____ Information provided
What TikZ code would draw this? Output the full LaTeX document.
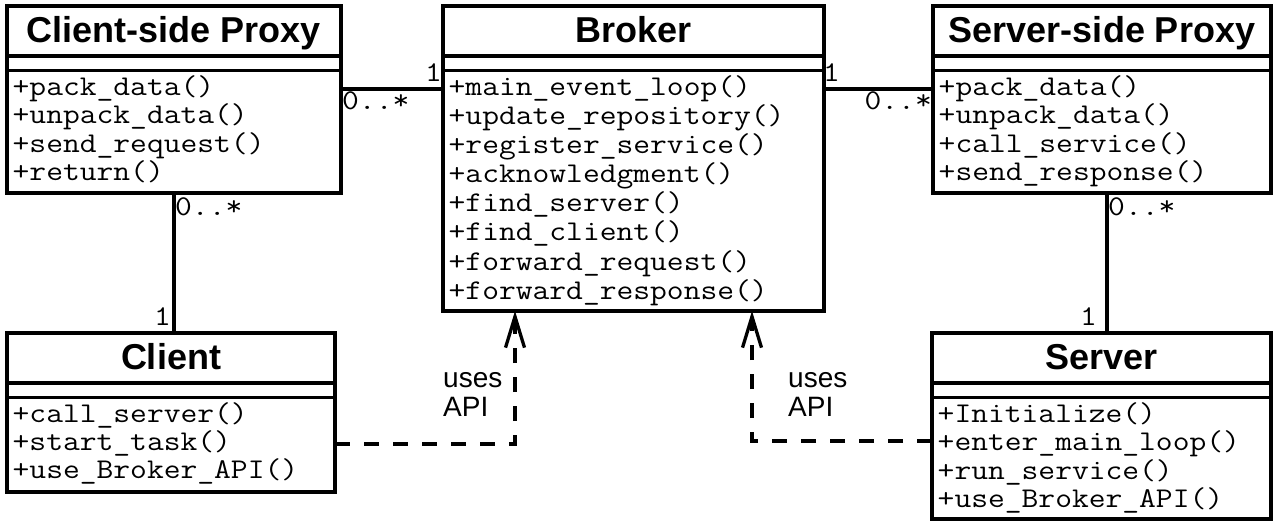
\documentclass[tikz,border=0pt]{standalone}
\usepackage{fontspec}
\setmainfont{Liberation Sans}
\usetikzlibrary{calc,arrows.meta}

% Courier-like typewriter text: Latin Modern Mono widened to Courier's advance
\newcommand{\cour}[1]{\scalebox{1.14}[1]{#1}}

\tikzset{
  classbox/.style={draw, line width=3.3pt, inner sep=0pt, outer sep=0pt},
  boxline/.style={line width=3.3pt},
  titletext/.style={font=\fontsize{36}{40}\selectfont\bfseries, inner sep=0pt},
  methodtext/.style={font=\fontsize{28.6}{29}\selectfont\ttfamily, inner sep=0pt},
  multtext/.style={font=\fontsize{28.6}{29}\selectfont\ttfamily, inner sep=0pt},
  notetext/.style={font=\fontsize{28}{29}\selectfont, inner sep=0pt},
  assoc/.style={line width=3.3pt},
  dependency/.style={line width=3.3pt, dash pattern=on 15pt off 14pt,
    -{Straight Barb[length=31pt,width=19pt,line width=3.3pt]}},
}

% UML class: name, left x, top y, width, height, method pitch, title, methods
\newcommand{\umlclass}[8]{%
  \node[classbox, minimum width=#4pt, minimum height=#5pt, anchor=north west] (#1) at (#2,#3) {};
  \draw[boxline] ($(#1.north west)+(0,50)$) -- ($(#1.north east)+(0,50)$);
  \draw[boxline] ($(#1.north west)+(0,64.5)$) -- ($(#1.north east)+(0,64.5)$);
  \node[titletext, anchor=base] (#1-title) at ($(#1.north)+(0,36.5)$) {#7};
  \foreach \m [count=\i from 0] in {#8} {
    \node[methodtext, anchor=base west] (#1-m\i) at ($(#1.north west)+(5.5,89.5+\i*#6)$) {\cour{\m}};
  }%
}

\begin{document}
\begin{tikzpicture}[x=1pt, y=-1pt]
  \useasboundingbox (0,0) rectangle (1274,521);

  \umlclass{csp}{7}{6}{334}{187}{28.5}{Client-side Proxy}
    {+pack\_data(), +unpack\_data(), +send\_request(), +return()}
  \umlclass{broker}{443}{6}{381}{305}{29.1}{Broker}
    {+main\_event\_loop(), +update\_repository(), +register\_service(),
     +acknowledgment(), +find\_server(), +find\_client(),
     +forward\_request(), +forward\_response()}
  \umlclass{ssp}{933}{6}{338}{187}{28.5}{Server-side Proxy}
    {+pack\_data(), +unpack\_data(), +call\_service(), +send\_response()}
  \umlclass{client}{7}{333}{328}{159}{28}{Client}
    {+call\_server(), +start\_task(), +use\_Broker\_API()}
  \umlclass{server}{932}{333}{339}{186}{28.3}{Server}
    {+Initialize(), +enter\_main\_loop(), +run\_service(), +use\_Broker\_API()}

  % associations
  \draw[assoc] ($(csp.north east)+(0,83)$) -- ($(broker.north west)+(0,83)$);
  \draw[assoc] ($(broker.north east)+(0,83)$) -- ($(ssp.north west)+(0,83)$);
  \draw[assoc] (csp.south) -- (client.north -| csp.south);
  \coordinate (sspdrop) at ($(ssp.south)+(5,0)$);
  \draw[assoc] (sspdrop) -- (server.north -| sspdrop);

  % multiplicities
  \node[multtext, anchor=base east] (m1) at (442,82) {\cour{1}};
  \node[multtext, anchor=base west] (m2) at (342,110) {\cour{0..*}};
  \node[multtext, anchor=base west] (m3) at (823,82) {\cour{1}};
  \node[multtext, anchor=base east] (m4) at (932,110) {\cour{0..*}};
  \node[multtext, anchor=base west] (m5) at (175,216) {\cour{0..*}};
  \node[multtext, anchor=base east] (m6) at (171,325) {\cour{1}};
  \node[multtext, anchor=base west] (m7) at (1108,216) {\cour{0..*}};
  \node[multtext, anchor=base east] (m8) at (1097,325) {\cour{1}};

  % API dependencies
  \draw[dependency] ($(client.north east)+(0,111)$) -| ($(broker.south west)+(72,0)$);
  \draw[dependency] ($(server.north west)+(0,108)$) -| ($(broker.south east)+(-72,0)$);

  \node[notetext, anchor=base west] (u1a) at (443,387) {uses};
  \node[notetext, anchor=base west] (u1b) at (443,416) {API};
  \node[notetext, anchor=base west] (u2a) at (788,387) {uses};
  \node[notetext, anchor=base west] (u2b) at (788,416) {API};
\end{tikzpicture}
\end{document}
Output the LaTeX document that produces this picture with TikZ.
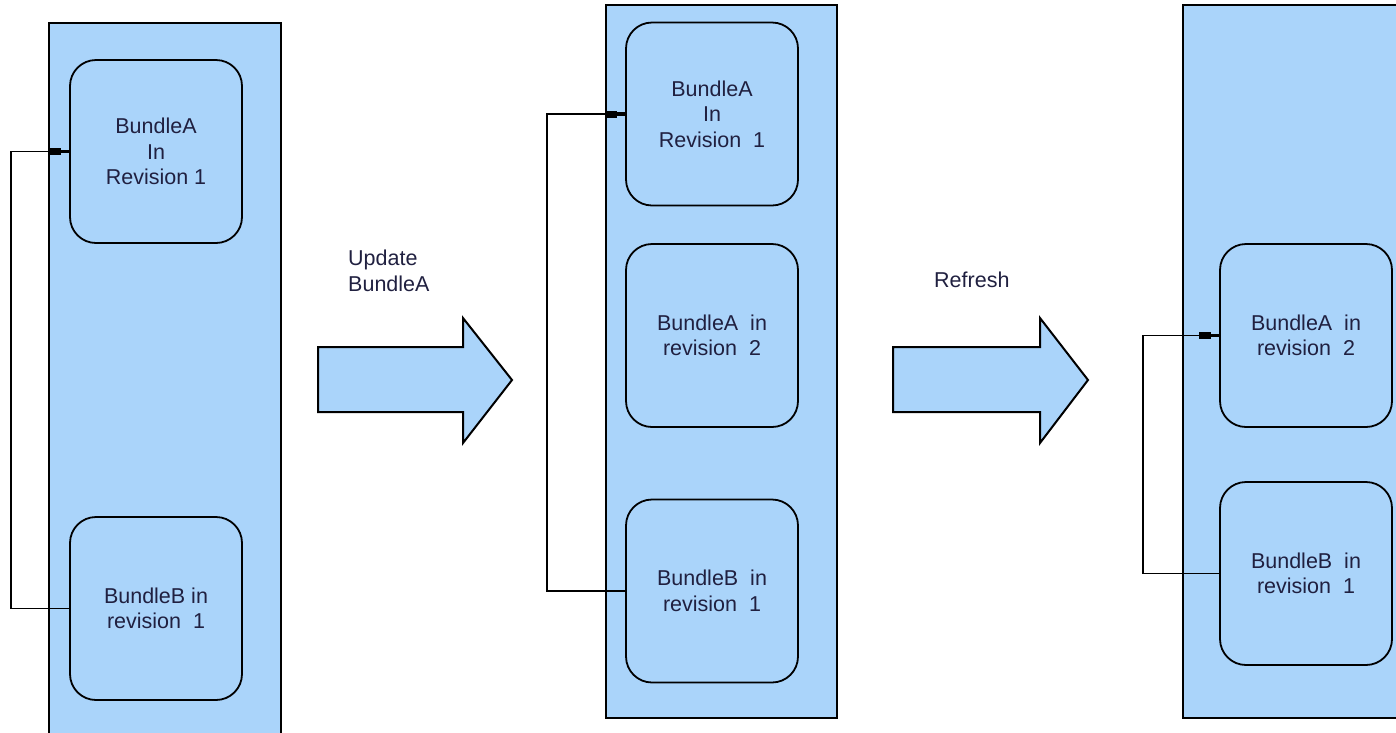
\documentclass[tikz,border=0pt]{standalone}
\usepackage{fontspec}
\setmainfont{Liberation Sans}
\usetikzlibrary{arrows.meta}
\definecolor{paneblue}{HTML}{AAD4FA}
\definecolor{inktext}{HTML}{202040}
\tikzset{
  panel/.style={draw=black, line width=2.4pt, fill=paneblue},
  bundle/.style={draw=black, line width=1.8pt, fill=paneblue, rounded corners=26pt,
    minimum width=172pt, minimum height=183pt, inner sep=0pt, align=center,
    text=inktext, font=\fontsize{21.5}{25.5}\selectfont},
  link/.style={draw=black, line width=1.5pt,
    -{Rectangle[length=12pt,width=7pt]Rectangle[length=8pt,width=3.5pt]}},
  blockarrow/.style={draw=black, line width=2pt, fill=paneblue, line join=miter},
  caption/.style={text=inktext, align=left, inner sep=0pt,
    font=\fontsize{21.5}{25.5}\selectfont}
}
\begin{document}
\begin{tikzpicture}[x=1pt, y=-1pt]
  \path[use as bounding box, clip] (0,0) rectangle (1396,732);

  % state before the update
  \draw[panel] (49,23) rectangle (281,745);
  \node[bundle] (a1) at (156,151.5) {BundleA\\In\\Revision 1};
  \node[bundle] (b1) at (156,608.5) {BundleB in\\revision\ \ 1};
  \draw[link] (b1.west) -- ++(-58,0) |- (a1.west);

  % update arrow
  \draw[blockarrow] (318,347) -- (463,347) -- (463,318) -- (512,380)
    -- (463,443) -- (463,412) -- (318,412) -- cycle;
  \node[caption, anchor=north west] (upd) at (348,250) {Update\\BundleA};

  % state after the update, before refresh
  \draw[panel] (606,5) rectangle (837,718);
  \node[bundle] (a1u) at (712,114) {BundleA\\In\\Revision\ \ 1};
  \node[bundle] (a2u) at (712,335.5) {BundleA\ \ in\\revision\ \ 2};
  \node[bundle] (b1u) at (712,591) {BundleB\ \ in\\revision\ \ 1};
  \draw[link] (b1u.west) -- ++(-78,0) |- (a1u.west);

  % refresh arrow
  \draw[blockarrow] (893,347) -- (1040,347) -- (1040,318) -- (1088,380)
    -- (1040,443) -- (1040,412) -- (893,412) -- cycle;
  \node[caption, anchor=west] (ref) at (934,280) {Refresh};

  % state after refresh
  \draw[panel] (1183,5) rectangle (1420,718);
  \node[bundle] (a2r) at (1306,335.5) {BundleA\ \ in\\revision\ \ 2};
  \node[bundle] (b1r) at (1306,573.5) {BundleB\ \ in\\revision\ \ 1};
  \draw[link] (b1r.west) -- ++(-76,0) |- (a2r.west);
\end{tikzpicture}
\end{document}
________
_What the exercise asks:_ Pictures in the records above are not copied; print everything else exactly.

_Answer to the problem:_
What TikZ code would draw this? Output the full LaTeX document.
\documentclass[tikz,border=0pt]{standalone}
\usepackage{fontspec}
\setmainfont{Liberation Sans}
\usetikzlibrary{calc,arrows.meta}

% Courier-like typewriter text: Latin Modern Mono widened to Courier's advance
\newcommand{\cour}[1]{\scalebox{1.14}[1]{#1}}

\tikzset{
  classbox/.style={draw, line width=3.3pt, inner sep=0pt, outer sep=0pt},
  boxline/.style={line width=3.3pt},
  titletext/.style={font=\fontsize{36}{40}\selectfont\bfseries, inner sep=0pt},
  methodtext/.style={font=\fontsize{28.6}{29}\selectfont\ttfamily, inner sep=0pt},
  multtext/.style={font=\fontsize{28.6}{29}\selectfont\ttfamily, inner sep=0pt},
  notetext/.style={font=\fontsize{28}{29}\selectfont, inner sep=0pt},
  assoc/.style={line width=3.3pt},
  dependency/.style={line width=3.3pt, dash pattern=on 15pt off 14pt,
    -{Straight Barb[length=31pt,width=19pt,line width=3.3pt]}},
}

% UML class: name, left x, top y, width, height, method pitch, title, methods
\newcommand{\umlclass}[8]{%
  \node[classbox, minimum width=#4pt, minimum height=#5pt, anchor=north west] (#1) at (#2,#3) {};
  \draw[boxline] ($(#1.north west)+(0,50)$) -- ($(#1.north east)+(0,50)$);
  \draw[boxline] ($(#1.north west)+(0,64.5)$) -- ($(#1.north east)+(0,64.5)$);
  \node[titletext, anchor=base] (#1-title) at ($(#1.north)+(0,36.5)$) {#7};
  \foreach \m [count=\i from 0] in {#8} {
    \node[methodtext, anchor=base west] (#1-m\i) at ($(#1.north west)+(5.5,89.5+\i*#6)$) {\cour{\m}};
  }%
}

\begin{document}
\begin{tikzpicture}[x=1pt, y=-1pt]
  \useasboundingbox (0,0) rectangle (1274,521);

  \umlclass{csp}{7}{6}{334}{187}{28.5}{Client-side Proxy}
    {+pack\_data(), +unpack\_data(), +send\_request(), +return()}
  \umlclass{broker}{443}{6}{381}{305}{29.1}{Broker}
    {+main\_event\_loop(), +update\_repository(), +register\_service(),
     +acknowledgment(), +find\_server(), +find\_client(),
     +forward\_request(), +forward\_response()}
  \umlclass{ssp}{933}{6}{338}{187}{28.5}{Server-side Proxy}
    {+pack\_data(), +unpack\_data(), +call\_service(), +send\_response()}
  \umlclass{client}{7}{333}{328}{159}{28}{Client}
    {+call\_server(), +start\_task(), +use\_Broker\_API()}
  \umlclass{server}{932}{333}{339}{186}{28.3}{Server}
    {+Initialize(), +enter\_main\_loop(), +run\_service(), +use\_Broker\_API()}

  % associations
  \draw[assoc] ($(csp.north east)+(0,83)$) -- ($(broker.north west)+(0,83)$);
  \draw[assoc] ($(broker.north east)+(0,83)$) -- ($(ssp.north west)+(0,83)$);
  \draw[assoc] (csp.south) -- (client.north -| csp.south);
  \coordinate (sspdrop) at ($(ssp.south)+(5,0)$);
  \draw[assoc] (sspdrop) -- (server.north -| sspdrop);

  % multiplicities
  \node[multtext, anchor=base east] (m1) at (442,82) {\cour{1}};
  \node[multtext, anchor=base west] (m2) at (342,110) {\cour{0..*}};
  \node[multtext, anchor=base west] (m3) at (823,82) {\cour{1}};
  \node[multtext, anchor=base east] (m4) at (932,110) {\cour{0..*}};
  \node[multtext, anchor=base west] (m5) at (175,216) {\cour{0..*}};
  \node[multtext, anchor=base east] (m6) at (171,325) {\cour{1}};
  \node[multtext, anchor=base west] (m7) at (1108,216) {\cour{0..*}};
  \node[multtext, anchor=base east] (m8) at (1097,325) {\cour{1}};

  % API dependencies
  \draw[dependency] ($(client.north east)+(0,111)$) -| ($(broker.south west)+(72,0)$);
  \draw[dependency] ($(server.north west)+(0,108)$) -| ($(broker.south east)+(-72,0)$);

  \node[notetext, anchor=base west] (u1a) at (443,387) {uses};
  \node[notetext, anchor=base west] (u1b) at (443,416) {API};
  \node[notetext, anchor=base west] (u2a) at (788,387) {uses};
  \node[notetext, anchor=base west] (u2b) at (788,416) {API};
\end{tikzpicture}
\end{document}
Output the LaTeX document that produces this picture with TikZ.
\documentclass[tikz,border=0pt]{standalone}
\usepackage{fontspec}
\setmainfont{Liberation Sans}
\usetikzlibrary{arrows.meta}
\definecolor{paneblue}{HTML}{AAD4FA}
\definecolor{inktext}{HTML}{202040}
\tikzset{
  panel/.style={draw=black, line width=2.4pt, fill=paneblue},
  bundle/.style={draw=black, line width=1.8pt, fill=paneblue, rounded corners=26pt,
    minimum width=172pt, minimum height=183pt, inner sep=0pt, align=center,
    text=inktext, font=\fontsize{21.5}{25.5}\selectfont},
  link/.style={draw=black, line width=1.5pt,
    -{Rectangle[length=12pt,width=7pt]Rectangle[length=8pt,width=3.5pt]}},
  blockarrow/.style={draw=black, line width=2pt, fill=paneblue, line join=miter},
  caption/.style={text=inktext, align=left, inner sep=0pt,
    font=\fontsize{21.5}{25.5}\selectfont}
}
\begin{document}
\begin{tikzpicture}[x=1pt, y=-1pt]
  \path[use as bounding box, clip] (0,0) rectangle (1396,732);

  % state before the update
  \draw[panel] (49,23) rectangle (281,745);
  \node[bundle] (a1) at (156,151.5) {BundleA\\In\\Revision 1};
  \node[bundle] (b1) at (156,608.5) {BundleB in\\revision\ \ 1};
  \draw[link] (b1.west) -- ++(-58,0) |- (a1.west);

  % update arrow
  \draw[blockarrow] (318,347) -- (463,347) -- (463,318) -- (512,380)
    -- (463,443) -- (463,412) -- (318,412) -- cycle;
  \node[caption, anchor=north west] (upd) at (348,250) {Update\\BundleA};

  % state after the update, before refresh
  \draw[panel] (606,5) rectangle (837,718);
  \node[bundle] (a1u) at (712,114) {BundleA\\In\\Revision\ \ 1};
  \node[bundle] (a2u) at (712,335.5) {BundleA\ \ in\\revision\ \ 2};
  \node[bundle] (b1u) at (712,591) {BundleB\ \ in\\revision\ \ 1};
  \draw[link] (b1u.west) -- ++(-78,0) |- (a1u.west);

  % refresh arrow
  \draw[blockarrow] (893,347) -- (1040,347) -- (1040,318) -- (1088,380)
    -- (1040,443) -- (1040,412) -- (893,412) -- cycle;
  \node[caption, anchor=west] (ref) at (934,280) {Refresh};

  % state after refresh
  \draw[panel] (1183,5) rectangle (1420,718);
  \node[bundle] (a2r) at (1306,335.5) {BundleA\ \ in\\revision\ \ 2};
  \node[bundle] (b1r) at (1306,573.5) {BundleB\ \ in\\revision\ \ 1};
  \draw[link] (b1r.west) -- ++(-76,0) |- (a2r.west);
\end{tikzpicture}
\end{document}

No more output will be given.